▶ _Aim of the task_:
Exactly retype the lines from the top of the data through the line containing "(#1+5,#2) .. controls", leaving out every picture.

__________

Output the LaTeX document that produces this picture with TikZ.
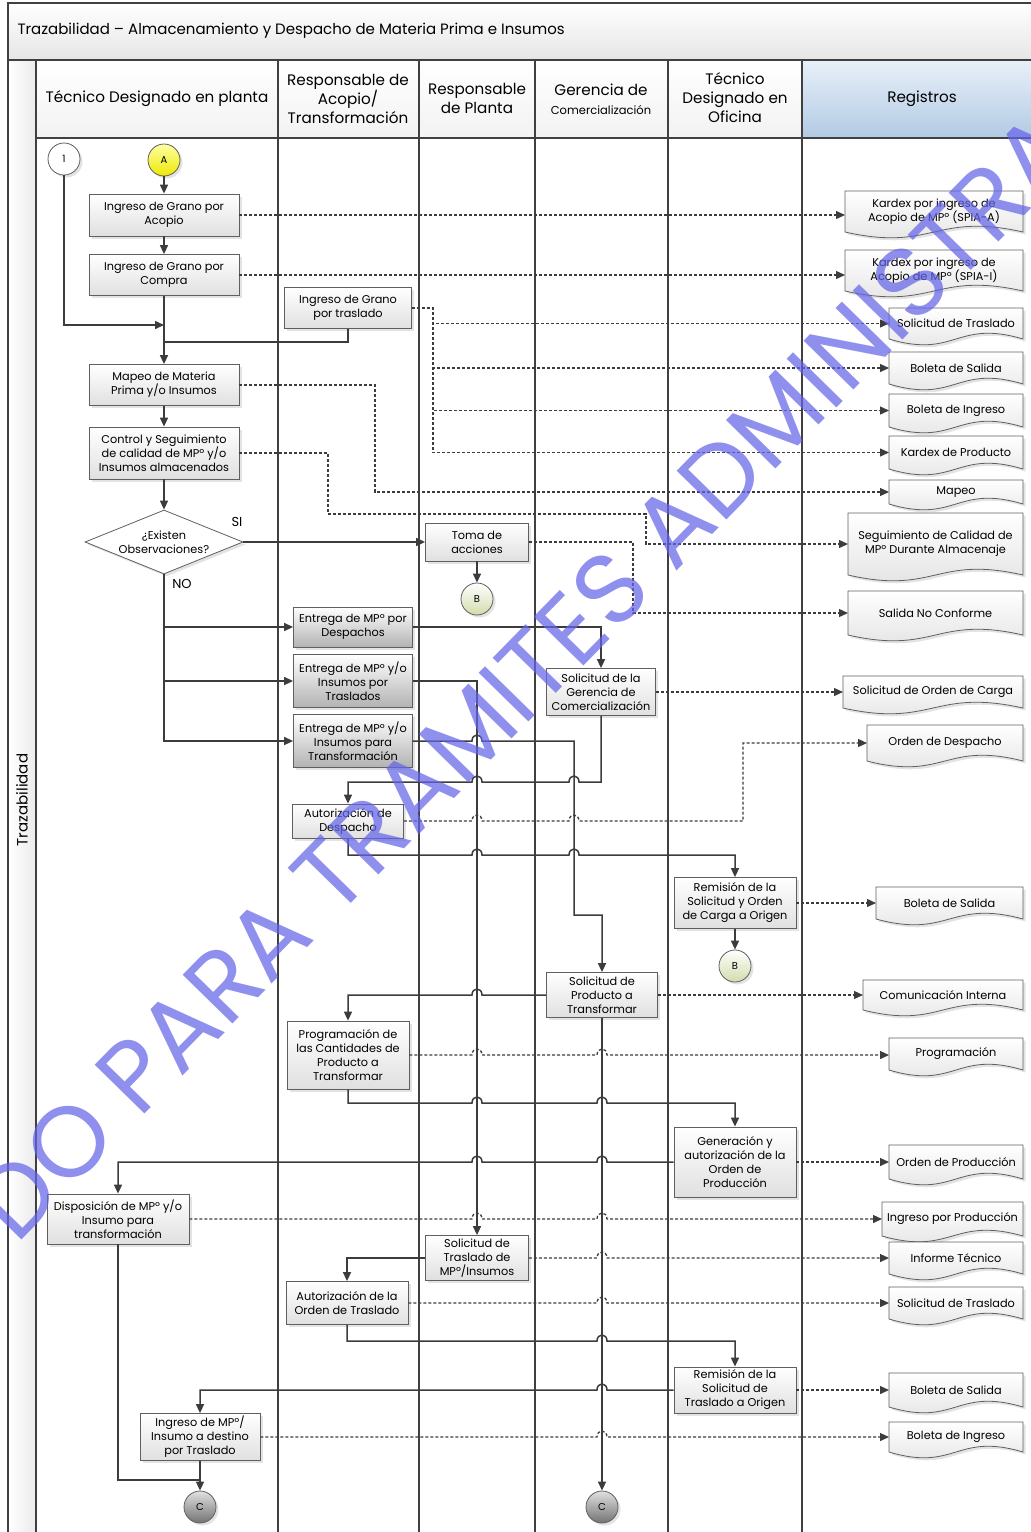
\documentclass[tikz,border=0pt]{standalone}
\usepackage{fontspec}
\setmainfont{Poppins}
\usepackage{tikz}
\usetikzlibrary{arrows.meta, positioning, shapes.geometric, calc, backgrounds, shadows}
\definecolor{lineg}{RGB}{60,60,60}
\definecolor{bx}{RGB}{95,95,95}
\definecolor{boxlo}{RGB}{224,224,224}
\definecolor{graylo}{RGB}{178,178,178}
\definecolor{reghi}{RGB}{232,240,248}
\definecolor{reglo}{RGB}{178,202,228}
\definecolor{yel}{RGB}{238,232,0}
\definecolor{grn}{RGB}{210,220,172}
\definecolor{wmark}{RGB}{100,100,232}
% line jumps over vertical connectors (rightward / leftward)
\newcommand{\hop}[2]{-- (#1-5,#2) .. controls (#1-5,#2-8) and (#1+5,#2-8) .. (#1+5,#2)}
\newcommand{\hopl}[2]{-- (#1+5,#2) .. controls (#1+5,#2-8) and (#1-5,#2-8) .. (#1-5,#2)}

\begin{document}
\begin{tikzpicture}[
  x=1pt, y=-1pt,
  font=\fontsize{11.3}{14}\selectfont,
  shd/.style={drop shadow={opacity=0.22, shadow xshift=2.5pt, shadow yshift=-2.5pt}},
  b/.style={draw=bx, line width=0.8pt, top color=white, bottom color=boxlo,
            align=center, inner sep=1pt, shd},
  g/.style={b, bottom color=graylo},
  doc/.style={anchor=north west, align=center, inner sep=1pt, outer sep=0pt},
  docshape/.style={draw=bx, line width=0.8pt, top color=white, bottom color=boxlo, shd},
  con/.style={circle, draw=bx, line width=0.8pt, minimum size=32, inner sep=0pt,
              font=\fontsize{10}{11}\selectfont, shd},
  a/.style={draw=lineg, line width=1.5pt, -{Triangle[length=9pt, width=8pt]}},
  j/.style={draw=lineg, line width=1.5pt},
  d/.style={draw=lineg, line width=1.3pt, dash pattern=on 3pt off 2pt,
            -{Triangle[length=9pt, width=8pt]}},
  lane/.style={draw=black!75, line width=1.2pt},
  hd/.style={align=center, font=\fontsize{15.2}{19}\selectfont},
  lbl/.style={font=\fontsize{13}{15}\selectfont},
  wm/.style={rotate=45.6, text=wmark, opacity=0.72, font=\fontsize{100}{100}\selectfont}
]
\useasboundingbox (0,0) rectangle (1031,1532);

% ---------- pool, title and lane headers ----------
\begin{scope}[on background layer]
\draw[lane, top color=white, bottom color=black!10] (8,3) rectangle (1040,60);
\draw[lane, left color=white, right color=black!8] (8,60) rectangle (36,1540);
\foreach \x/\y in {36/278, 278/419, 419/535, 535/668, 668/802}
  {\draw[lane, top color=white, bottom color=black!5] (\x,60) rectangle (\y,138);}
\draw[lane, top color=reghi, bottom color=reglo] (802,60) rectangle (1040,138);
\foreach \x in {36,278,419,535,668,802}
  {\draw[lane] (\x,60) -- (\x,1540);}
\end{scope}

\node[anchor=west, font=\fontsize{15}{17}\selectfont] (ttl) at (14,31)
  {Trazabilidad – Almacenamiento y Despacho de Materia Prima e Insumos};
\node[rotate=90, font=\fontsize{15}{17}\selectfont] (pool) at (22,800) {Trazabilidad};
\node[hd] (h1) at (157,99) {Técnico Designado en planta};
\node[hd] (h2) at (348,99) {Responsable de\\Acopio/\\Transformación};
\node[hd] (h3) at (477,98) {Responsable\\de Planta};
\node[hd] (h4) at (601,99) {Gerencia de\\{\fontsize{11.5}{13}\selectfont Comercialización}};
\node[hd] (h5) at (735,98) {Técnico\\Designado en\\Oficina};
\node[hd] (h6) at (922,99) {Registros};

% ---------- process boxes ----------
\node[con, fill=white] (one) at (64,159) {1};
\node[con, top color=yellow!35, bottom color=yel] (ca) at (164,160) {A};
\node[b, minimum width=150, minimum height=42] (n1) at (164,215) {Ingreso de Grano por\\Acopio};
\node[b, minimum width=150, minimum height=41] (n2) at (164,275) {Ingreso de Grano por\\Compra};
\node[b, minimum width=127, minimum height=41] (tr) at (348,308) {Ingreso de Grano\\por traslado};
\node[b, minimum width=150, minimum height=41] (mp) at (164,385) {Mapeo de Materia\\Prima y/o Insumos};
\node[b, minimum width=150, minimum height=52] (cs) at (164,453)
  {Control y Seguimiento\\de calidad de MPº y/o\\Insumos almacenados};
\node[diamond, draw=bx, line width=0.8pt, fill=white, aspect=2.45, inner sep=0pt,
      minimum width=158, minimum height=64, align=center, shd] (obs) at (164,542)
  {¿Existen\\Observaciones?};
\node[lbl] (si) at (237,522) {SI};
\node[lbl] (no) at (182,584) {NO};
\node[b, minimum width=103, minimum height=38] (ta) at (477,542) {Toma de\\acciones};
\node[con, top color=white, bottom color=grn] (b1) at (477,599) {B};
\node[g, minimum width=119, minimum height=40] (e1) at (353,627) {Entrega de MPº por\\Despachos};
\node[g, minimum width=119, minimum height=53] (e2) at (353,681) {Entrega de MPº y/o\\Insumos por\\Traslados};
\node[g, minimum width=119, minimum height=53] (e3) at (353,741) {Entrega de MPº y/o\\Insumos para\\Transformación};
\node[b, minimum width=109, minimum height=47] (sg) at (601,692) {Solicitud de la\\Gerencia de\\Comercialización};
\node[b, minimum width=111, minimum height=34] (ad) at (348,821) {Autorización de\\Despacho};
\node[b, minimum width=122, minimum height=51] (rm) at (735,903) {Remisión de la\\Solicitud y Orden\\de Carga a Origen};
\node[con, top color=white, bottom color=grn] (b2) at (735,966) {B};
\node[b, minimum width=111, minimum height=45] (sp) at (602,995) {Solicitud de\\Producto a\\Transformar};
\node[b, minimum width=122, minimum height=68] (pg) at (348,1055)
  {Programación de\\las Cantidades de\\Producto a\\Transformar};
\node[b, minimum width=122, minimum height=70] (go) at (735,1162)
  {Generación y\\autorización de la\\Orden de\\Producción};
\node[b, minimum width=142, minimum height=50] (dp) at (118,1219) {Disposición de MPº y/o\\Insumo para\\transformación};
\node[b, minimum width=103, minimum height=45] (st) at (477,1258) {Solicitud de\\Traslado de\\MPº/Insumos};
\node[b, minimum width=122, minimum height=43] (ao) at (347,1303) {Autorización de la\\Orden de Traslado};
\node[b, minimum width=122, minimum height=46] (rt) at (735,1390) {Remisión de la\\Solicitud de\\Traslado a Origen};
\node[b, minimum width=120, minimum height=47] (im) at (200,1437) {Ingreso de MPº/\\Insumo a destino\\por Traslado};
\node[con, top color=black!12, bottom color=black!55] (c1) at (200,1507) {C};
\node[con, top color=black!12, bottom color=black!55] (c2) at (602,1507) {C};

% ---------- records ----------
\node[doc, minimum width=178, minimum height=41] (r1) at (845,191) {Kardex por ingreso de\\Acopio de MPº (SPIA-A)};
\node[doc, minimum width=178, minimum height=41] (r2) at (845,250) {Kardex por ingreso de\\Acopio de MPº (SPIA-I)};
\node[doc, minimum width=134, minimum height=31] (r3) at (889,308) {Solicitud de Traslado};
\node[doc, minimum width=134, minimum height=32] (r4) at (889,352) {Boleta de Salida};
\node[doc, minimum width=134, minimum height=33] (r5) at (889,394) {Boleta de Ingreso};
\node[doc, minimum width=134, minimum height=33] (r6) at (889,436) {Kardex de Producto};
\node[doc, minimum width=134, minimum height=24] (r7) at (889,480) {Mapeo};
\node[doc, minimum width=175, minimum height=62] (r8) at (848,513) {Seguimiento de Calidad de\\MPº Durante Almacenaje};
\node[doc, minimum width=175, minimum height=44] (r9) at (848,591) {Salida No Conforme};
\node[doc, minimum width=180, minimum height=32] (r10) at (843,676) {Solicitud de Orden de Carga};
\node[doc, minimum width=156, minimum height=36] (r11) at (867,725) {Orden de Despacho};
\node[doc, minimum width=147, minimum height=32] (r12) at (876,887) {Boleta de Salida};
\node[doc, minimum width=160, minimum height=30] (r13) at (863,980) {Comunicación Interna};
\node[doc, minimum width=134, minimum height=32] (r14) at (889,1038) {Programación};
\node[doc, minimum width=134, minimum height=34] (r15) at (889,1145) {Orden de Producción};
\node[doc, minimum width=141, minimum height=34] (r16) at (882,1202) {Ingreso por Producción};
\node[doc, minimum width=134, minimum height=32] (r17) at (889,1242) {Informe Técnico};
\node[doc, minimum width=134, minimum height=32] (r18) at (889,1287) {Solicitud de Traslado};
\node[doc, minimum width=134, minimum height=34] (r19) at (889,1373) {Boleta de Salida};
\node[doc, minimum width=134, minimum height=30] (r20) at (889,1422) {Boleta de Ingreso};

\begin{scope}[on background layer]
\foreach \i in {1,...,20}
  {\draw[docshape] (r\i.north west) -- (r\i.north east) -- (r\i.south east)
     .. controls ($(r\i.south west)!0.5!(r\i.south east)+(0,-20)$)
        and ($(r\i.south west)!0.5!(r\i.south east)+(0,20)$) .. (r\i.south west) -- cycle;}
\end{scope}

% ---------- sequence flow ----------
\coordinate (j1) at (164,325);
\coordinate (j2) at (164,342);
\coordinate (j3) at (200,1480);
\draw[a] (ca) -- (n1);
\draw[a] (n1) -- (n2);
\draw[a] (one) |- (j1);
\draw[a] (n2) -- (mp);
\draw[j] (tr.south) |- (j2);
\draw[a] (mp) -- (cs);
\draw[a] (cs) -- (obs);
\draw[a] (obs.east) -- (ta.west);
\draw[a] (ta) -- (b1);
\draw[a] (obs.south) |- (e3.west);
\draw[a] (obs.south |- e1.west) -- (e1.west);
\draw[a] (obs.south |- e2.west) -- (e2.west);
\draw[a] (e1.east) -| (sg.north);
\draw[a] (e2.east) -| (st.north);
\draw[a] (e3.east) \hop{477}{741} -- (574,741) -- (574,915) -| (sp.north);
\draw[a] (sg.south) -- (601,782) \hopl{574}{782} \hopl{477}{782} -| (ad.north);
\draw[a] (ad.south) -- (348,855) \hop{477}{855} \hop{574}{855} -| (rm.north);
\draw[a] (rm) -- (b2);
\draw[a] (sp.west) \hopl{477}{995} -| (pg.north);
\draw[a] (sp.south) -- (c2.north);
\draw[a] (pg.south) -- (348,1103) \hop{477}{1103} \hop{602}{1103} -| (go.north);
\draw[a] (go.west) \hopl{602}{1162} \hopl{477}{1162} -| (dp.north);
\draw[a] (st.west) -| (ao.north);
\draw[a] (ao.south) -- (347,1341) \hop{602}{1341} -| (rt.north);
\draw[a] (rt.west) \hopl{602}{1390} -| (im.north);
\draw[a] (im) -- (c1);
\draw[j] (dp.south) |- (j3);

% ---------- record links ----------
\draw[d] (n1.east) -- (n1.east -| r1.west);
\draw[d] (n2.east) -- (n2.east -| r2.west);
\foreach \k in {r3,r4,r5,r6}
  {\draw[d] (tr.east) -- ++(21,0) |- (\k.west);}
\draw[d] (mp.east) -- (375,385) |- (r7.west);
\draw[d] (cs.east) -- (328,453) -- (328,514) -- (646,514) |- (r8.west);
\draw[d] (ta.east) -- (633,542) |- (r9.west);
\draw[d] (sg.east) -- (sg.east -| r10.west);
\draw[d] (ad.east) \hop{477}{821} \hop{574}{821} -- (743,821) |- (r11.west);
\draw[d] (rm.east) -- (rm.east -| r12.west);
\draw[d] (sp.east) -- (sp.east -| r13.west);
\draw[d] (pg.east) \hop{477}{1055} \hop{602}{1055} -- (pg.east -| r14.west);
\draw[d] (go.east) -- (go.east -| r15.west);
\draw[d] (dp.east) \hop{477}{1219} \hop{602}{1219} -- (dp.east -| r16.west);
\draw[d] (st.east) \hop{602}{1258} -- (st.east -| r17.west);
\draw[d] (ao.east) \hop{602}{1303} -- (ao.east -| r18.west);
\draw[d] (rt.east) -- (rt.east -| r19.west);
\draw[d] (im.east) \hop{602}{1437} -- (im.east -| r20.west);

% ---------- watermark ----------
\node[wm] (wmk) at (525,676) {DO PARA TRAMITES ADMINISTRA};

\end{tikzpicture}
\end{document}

__________

▶ _The completed task_:
Output the LaTeX document that produces this picture with TikZ.
\documentclass[tikz,border=0pt]{standalone}
\usepackage{fontspec}
\setmainfont{Poppins}
\usepackage{tikz}
\usetikzlibrary{arrows.meta, positioning, shapes.geometric, calc, backgrounds, shadows}
\definecolor{lineg}{RGB}{60,60,60}
\definecolor{bx}{RGB}{95,95,95}
\definecolor{boxlo}{RGB}{224,224,224}
\definecolor{graylo}{RGB}{178,178,178}
\definecolor{reghi}{RGB}{232,240,248}
\definecolor{reglo}{RGB}{178,202,228}
\definecolor{yel}{RGB}{238,232,0}
\definecolor{grn}{RGB}{210,220,172}
\definecolor{wmark}{RGB}{100,100,232}
% line jumps over vertical connectors (rightward / leftward)
\newcommand{\hop}[2]{-- (#1-5,#2) .. controls (#1-5,#2-8) and (#1+5,#2-8) .. (#1+5,#2)}
\newcommand{\hopl}[2]{-- (#1+5,#2) .. controls (#1+5,#2-8) and (#1-5,#2-8) .. (#1-5,#2)}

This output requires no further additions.